Executing Long Running Tasks in Google App Engine – How to do it?
Most of the times a question flashes into the mind of the developers especially those who work on the Google Cloud Platform:
What if I am using Google App Engine Platform as a Service and will be having long running tasks that should run in the background for hours or maybe even days, is it possible?
Yes, it is possible. The answer is: use the “Task Queues”, one of the most laudable features provided by Google App Engine. But when hosted in the production, many types of unexpected problems arise with respect to long running tasks in task queues, which if not addressed, there may be a surprising behavior of the application in the production. Towards the end, we will be quickly discussing the different configurations required for respective application-specific requirements which are necessary for a long running task to run in the task queue.
Before going towards the discussion, let me quickly brief what is Google App Engine and what are Task Queues?
Google App Engine:
Google App Engine (most commonly referred as GAE) is a platform for building scalable web applications and mobile backends. It offers different features for web applications such as Automated Security Scanning for detecting web vulnerabilities, supports popular development tools such as Eclipse, IntelliJ, Maven, Git, Jenkins and PyCharm which makes developing on GAE developer friendly.
Moreover, features like User Authentication using Google Accounts, NoSQL Datastore, Memcache and Task Queues make GAE incomparable.
Therefore, it is most commonly preferred for developing web applications hosted on Google Cloud Platform.
GAE Task Queues:
Sometimes, there might be a scenario where a user takes a particular action on the web application and that task could be run outside of the user’s request which can be executed later.
For example, if a user wants to upload an “online” file to the web application, the user can provide just the link of the file to be uploaded and instead of waiting for the file to upload and prevent itself from performing other tasks on the application, user can return anytime later to check the progress of the upload. Here, the upload task is assigned to a task in task queue which runs asynchronously outside the user’s request and completes the task. Thus, the user can perform other tasks on the web application while the upload job will still be in progress in the background.
In this way, Task queues can help us to carry out important tasks that can be executed in the background.
Coming to the topic, let us proceed towards the discussion on how to run long running tasks in task queues and what configurations prevent the tasks to do so in production?
Let’s understand some very important information for achieving this:
Often times, the application behaves exactly as expected in the development server, but when on the production server there are chances that most of the features of the application does not work or does not yield as expected. This is because when we deploy the application on the cloud, we actually use the cloud resources and configurations that might be different from the development server. These resources and configurations can be configured by understanding the different cloud instances that are offered by the cloud service provider which are generally well described in their documentation along with the respective costs.

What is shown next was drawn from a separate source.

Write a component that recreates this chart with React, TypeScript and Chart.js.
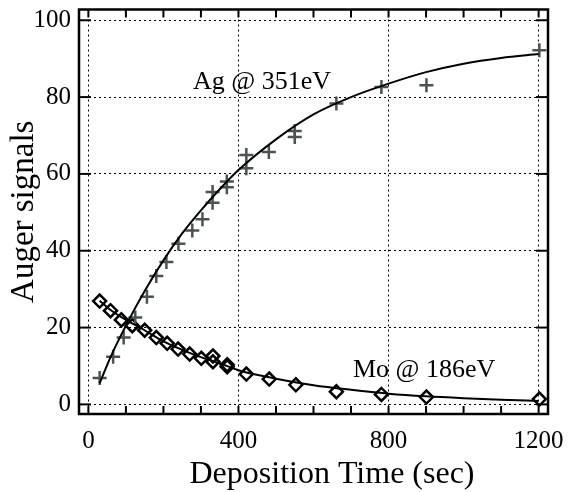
import { useEffect, useRef } from "react";
import { Chart, registerables } from "chart.js";

Chart.register(...registerables);

// Measured Ag @ 351eV signal (deposition time in sec, Auger signal)
const agTimes = [30, 66, 94, 125, 156, 181, 208, 240, 277, 304, 331, 331, 369, 369, 421, 421, 481, 550, 550, 661, 781, 901, 1202];
const agSignals = [6.9, 12.4, 17.4, 22.6, 28.0, 33.4, 37.1, 41.8, 45.3, 48.2, 52.5, 55.3, 56.5, 58.0, 61.5, 64.9, 65.7, 69.6, 71.2, 78.3, 82.6, 83.1, 92.2];

// Measured Mo @ 186eV signal
const moTimes = [30, 59, 88, 117, 150, 181, 210, 239, 270, 301, 332, 332, 370, 370, 421, 482, 553, 661, 781, 901, 1202];
const moSignals = [26.9, 24.4, 22.0, 20.5, 19.3, 17.4, 15.9, 14.4, 13.1, 12.0, 12.6, 11.1, 10.3, 9.8, 7.9, 6.6, 5.1, 3.3, 2.6, 1.9, 1.4];

// Fitted curves
const fitTimes = [30, 60, 100, 150, 200, 250, 300, 350, 400, 500, 600, 700, 800, 900, 1000, 1100, 1200];
const agFit = [5.5, 12.5, 20.5, 29.5, 37.5, 44.5, 50.5, 56.0, 61.0, 69.0, 75.5, 80.0, 83.5, 86.5, 88.7, 90.2, 91.2];
const moFit = [27.0, 24.5, 22.0, 19.3, 16.4, 14.2, 12.3, 10.7, 8.9, 6.7, 5.0, 3.8, 2.8, 2.1, 1.6, 1.2, 0.9];

// Axes
const xMajorTicks = [0, 400, 800, 1200];
const xMinorTicks = [0, 100, 200, 300, 400, 500, 600, 700, 800, 900, 1000, 1100, 1200];
const yTicks = [0, 20, 40, 60, 80, 100];
const xTitle = "Deposition Time (sec)";
const yTitle = "Auger signals";

// Labels: [text, time, signal]
const agLabel = { text: "Ag @ 351eV", t: 279, s: 82.0 };
const moLabel = { text: "Mo @ 186eV", t: 705, s: 7.1 };

const SERIF = '"Liberation Serif", "Times New Roman", serif';

const framePlugin = {
  id: "frame",
  afterDatasetsDraw(chart: any) {
    const { ctx, chartArea: a, scales } = chart;
    const x = scales.x;
    const y = scales.y;
    ctx.save();
    ctx.strokeStyle = "#000";
    ctx.lineWidth = 2;
    const line = (x1: number, y1: number, x2: number, y2: number) => {
      ctx.beginPath();
      ctx.moveTo(x1, y1);
      ctx.lineTo(x2, y2);
      ctx.stroke();
    };
    for (const v of xMinorTicks) {
      const px = x.getPixelForValue(v);
      line(px, a.bottom, px, a.bottom - 8);
      line(px, a.top, px, a.top + 8);
    }
    for (const v of yTicks) {
      const py = y.getPixelForValue(v);
      line(a.left, py, a.left + 12, py);
      line(a.right, py, a.right - 12, py);
    }
    ctx.lineWidth = 2.5;
    ctx.strokeRect(a.left, a.top, a.right - a.left, a.bottom - a.top);

    ctx.fillStyle = "#000";
    ctx.font = `26px ${SERIF}`;
    ctx.textAlign = "left";
    ctx.textBaseline = "alphabetic";
    ctx.fillText(agLabel.text, x.getPixelForValue(agLabel.t), y.getPixelForValue(agLabel.s));
    ctx.fillText(moLabel.text, x.getPixelForValue(moLabel.t), y.getPixelForValue(moLabel.s));

    ctx.font = `32px ${SERIF}`;
    ctx.textAlign = "center";
    ctx.fillText(xTitle, 332, 483);

    ctx.font = `33px ${SERIF}`;
    ctx.translate(33, (a.top + a.bottom) / 2);
    ctx.rotate(-Math.PI / 2);
    ctx.textAlign = "center";
    ctx.fillText(yTitle, 0, 0);
    ctx.restore();
  },
};

export default function App() {
  const ref = useRef<HTMLCanvasElement>(null);
  useEffect(() => {
    const canvas = ref.current;
    if (!canvas) return;
    const lineStyle = {
      showLine: true,
      pointRadius: 0,
      borderColor: "#000",
      borderWidth: 2,
      cubicInterpolationMode: "monotone" as const,
      fill: false,
      order: 0,
    };
    const chart = new Chart(canvas, {
      type: "scatter",
      data: {
        datasets: [
          { ...lineStyle, label: "Ag fit", data: fitTimes.map((t, i) => ({ x: t, y: agFit[i] })) },
          { ...lineStyle, label: "Mo fit", data: fitTimes.map((t, i) => ({ x: t, y: moFit[i] })) },
          {
            label: "Ag @ 351eV",
            data: agTimes.map((t, i) => ({ x: t, y: agSignals[i] })),
            pointStyle: "cross",
            pointRadius: 7,
            borderWidth: 2.5,
            borderColor: "#4a5350",
            backgroundColor: "#4a5350",
            order: 1,
          },
          {
            label: "Mo @ 186eV",
            data: moTimes.map((t, i) => ({ x: t, y: moSignals[i] })),
            pointStyle: "rectRot",
            pointRadius: 6.5,
            borderWidth: 2.5,
            borderColor: "#000",
            backgroundColor: "rgba(0,0,0,0)",
            order: 1,
          },
        ],
      },
      options: {
        responsive: false,
        animation: false,
        devicePixelRatio: 1,
        layout: { padding: { top: 9, right: 22, left: 0, bottom: 0 } },
        plugins: { legend: { display: false }, tooltip: { enabled: false } },
        scales: {
          x: {
            type: "linear",
            min: -25,
            max: 1225,
            afterBuildTicks: (s: any) => {
              s.ticks = xMajorTicks.map((v) => ({ value: v }));
            },
            afterFit: (s: any) => {
              s.height = 78;
              s.paddingLeft = 0;
              s.paddingRight = 0;
            },
            grid: { color: "#000", lineWidth: 1, drawTicks: false },
            border: { display: false, dash: [2, 3] },
            ticks: {
              color: "#000",
              font: { family: SERIF, size: 25 },
              padding: 12,
              maxRotation: 0,
              autoSkip: false,
              callback: (v: any) => String(v),
            },
          },
          y: {
            type: "linear",
            min: -2.5,
            max: 102.8,
            afterBuildTicks: (s: any) => {
              s.ticks = yTicks.map((v) => ({ value: v }));
            },
            afterFit: (s: any) => {
              s.width = 79;
              s.paddingTop = 0;
              s.paddingBottom = 0;
            },
            grid: { color: "#000", lineWidth: 1, drawTicks: false },
            border: { display: false, dash: [2, 3] },
            ticks: {
              color: "#000",
              font: { family: SERIF, size: 25 },
              padding: 8,
              autoSkip: false,
              callback: (v: any) => String(v),
            },
          },
        },
      },
      plugins: [framePlugin],
    });
    return () => chart.destroy();
  }, []);
  return (
    <div style={{ position: "fixed", left: 0, top: 0, width: 570, height: 492, background: "#fff" }}>
      <canvas ref={ref} width={570} height={492} style={{ width: 570, height: 492, display: "block" }} />
    </div>
  );
}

GAE offers two types of instance configurations, Frontend instances, and Backend Instances. As the names describe, the frontend instances are used to compute the operations that are carried out at the end-user level. The backend instances perform the computations in the background.
By default, when we first deploy our application to the GAE without editing the app-engine.XML (The application configuration file), the instance allocated is the most basic Frontend Instance. Beyond doubt, each instance is associated with respective prices.
As discussed above, scaling is the most promising feature of Google App Engine. Thereby, each instance can be configured with appropriate scaling. There are three types of scaling offered by the GAE, namely, Automatic Scaling, Basic Scaling and Manual Scaling. The configuration of scaling options can considerably affect the cost of running the application.
As the default instance is a Frontend instance, the default scaling is Automatic Scaling as per the documentation. This is where the concern for running long task in the task queue rises. How?
As per the official documentation, in Automatic Scaling, a task in a task queue can run maximum for 10 minutes. Thus, if there are tasks that can execute within the 10-minute deadline, this type of scaling would not create many problems. But we are talking about the long-running tasks that exceed the 10-minute deadline. So, how to make it work?
Indeed, automatic scaling would not help, we can switch to basic scaling or manual scaling. But while using Frontend instance, only automatic scaling is allowed. Therefore, it is also necessary to use Backend instance instead of Frontend instance.
Now, when used Backend instance, configure the app to use basic or manual scaling. For more information on scaling types and other information, please visit the official GAE documentation. (Link)
With the configuration of Backend instance and a Manual or Basic scaling, there are no restrictions for tasks to execute in 10 minutes deadline, instead, a task can run in the background until it completes its execution. However, using basic scaling would be preferred to control costs if there is no need to complex initializations and relying on state of instance’s memory over time.
Final Words:
While using different features of the Google App Engine, it must be noted that the behavior of the application is different on the development server and production server. Thus, before making a release, the application should be well tested for every feature on the Production Server.